Being a broad-minded man, Tad subscribed to the New Scientist which reported this sort of thing, and although much of it was above our heads we read it to try to keep abreast. I remembered seeing an article about the gay gene a few months back, without any thought that it might apply to me.

“But why hasn’t the gene disappeared? Died out? Surely gays have fewer children to pass it on to than straight people have. Or none at all.”

“That’s probably true now. But has it always been? Back in earlier times when social pressures were different? Anyway, a gene can be carried passively, without coming into play. Are straight men who carry it somehow more attractive to women? Do they have a greater interest in sex? It could be passed on that way too. But I’m only guessing.” None of us being biologists, let alone geneticists, we were hardly in a position to assess such complex matters. “Anyway, nobody claims it’s the sole cause of gayness. Only one factor. Maybe only a trigger.”

“Yes, it can hardly be more than that,” I said. “Presumably most gays don’t have gay fathers and ancestors. But in our case, I do agree it’s suggestive. But Huw, we’ve been talking all about Griffithses, and you’ve been left out in the cold. What about you and the Lestranges?”

“I’ve never heard any hint that my Dad might have been gay. He talked of several love affairs — straight ones — before he met Mum. And I’ve heard nothing to suggest my grandad or anyone higher up was gay either.
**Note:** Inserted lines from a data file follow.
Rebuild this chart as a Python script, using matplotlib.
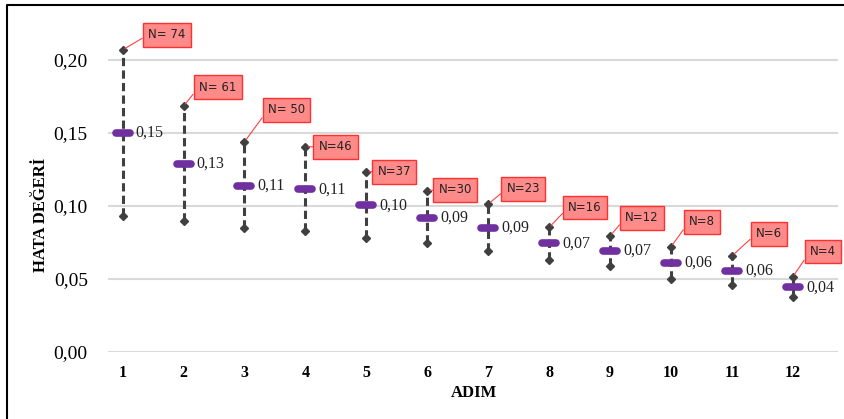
import matplotlib.pyplot as plt
from matplotlib.markers import MarkerStyle

# data
adim = [1, 2, 3, 4, 5, 6, 7, 8, 9, 10, 11, 12]
ust = [0.207, 0.1685, 0.144, 0.1406, 0.1235, 0.1105, 0.1014, 0.0854, 0.0795, 0.0721, 0.0658, 0.0516]
ort = [0.150, 0.1288, 0.1137, 0.1114, 0.1005, 0.0918, 0.0851, 0.0744, 0.0692, 0.0612, 0.0557, 0.0443]
alt = [0.093, 0.0897, 0.0847, 0.0831, 0.0779, 0.0744, 0.0694, 0.0630, 0.0591, 0.0500, 0.0459, 0.0375]
n_etiket = ["N= 74", "N= 61", "N= 50", "N=46", "N=37", "N=30", "N=23", "N=16", "N=12", "N=8", "N=6", "N=4"]
# label box offsets from the upper marker (pixels)
n_dx = [44, 34, 42, 30, 28, 28, 35, 36, 32, 31, 37, 30]
n_dy = [15, 19, 32, 0, 0, 1, 15, 20, 18, 25, 22, 25]

serif = 'Liberation Serif'
gri = '#404040'
mor = '#7030a0'

fig = plt.figure(figsize=(8.45, 4.19), dpi=100)
ax = fig.add_axes([108/845, 1-352/419, (838-108)/845, (352-9)/419])

ax.set_ylim(0, 0.235)
ax.set_xlim(0.76, 12.74)
ax.set_yticks([0, 0.05, 0.10, 0.15, 0.20])
ax.set_yticklabels(['0,00', '0,05', '0,10', '0,15', '0,20'], fontfamily=serif, fontsize=14)
ax.set_xticks(adim)
ax.set_xticklabels([str(a) for a in adim], fontfamily=serif, fontsize=11.5, fontweight='bold')
ax.tick_params(length=0)
ax.tick_params(axis='y', pad=14.5)
ax.tick_params(axis='x', pad=9)
ax.grid(axis='y', color='#d9d9d9', lw=1.5)
ax.set_axisbelow(True)
for s in ax.spines.values():
    s.set_visible(False)

ax.vlines(adim, alt, ust, colors=gri, lw=2.2, linestyles=(0, (2.7, 1.4)), zorder=2)
ax.plot(adim, ust, 'D', color=gri, ms=4.5, ls='none', zorder=3, clip_on=False)
ax.plot(adim, alt, 'D', color=gri, ms=4.5, ls='none', zorder=3, clip_on=False)
ax.plot(adim, ort, ls='none', marker=MarkerStyle('_', capstyle='round'),
        color=mor, ms=9.5, mew=5.5, zorder=4)

for x, m in zip(adim, ort):
    ax.annotate(f"{m:.2f}".replace('.', ','), (x, m), xytext=(13, 0), textcoords='offset pixels',
                ha='left', va='center', fontfamily=serif, fontsize=11.5, color='#222222')

for x, u, t, dx, dy in zip(adim, ust, n_etiket, n_dx, n_dy):
    ax.annotate(t, (x, u), xytext=(dx, dy), textcoords='offset pixels',
                ha='center', va='center', fontfamily='DejaVu Sans', fontsize=8.5, color='#222222',
                bbox=dict(boxstyle='square,pad=0.45', fc='#ff8a8a', ec='#ff3030', lw=1),
                arrowprops=dict(arrowstyle='-', color='#ff4040', lw=0.8, shrinkA=0, shrinkB=2,
                                relpos=(0, 0.5)),
                annotation_clip=False, zorder=5)

fig.text(41/845, 1-215/419, 'HATA DEĞERİ', rotation=90, ha='center', va='center',
         fontfamily=serif, fontsize=12, fontweight='bold')
fig.text(474/845, 1-393/419, 'ADIM', ha='center', va='center',
         fontfamily=serif, fontsize=12, fontweight='bold')

# chart border (left and top only are visible)
fig.add_artist(plt.Line2D([7/845, 7/845, 1], [0, 1-5/419, 1-5/419], color='black', lw=1.5,
                          transform=fig.transFigure))

fig.savefig('out.png', dpi=100)
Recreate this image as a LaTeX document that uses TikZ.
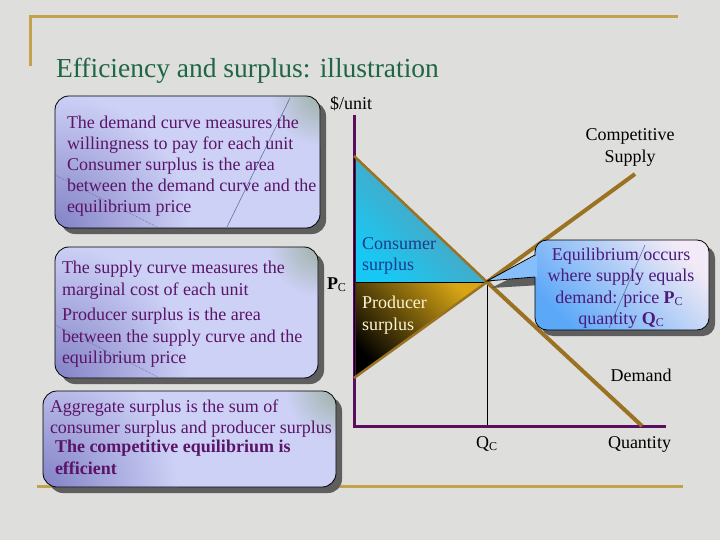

Even if the gay gene runs in the Griffiths family, I don’t think it does in mine. So yes, I do feel a bit out in the cold. If you do carry a gay gene, I rather envy you for it.”

“Yes, I do envy you,” he repeated when we were in bed and had made more than usually tender love. “We’ve got our own … companionship, in the same generation. Rather like a horizontal line joining us. We can look sideways at each other. Identify with each other, I suppose you call it. But now you’re like a capital L. You can look sideways at me, and upwards to John. And identify with him. That’s what we said when we found the ffolant, didn’t we? But it’s not only with John. It’s with Owen and Emrys and Tad as well. You’re lucky. I can only look sideways.”

“True. But what matters isn’t just identification, is it? It’s love. Sideways-love. Partner-love. We’re both lucky there. Upwards-love is different. It’s the way I love Tad, the way you love him too. And iawn, I identify with John and Owen and Emrys. But I never knew them. It isn’t love for them, of any sort. It’s just fellow-feeling. And gratitude, that they shaped the way I am. If they hadn’t done that, I wouldn’t be gay. And if I wasn’t gay, I wouldn’t have you.”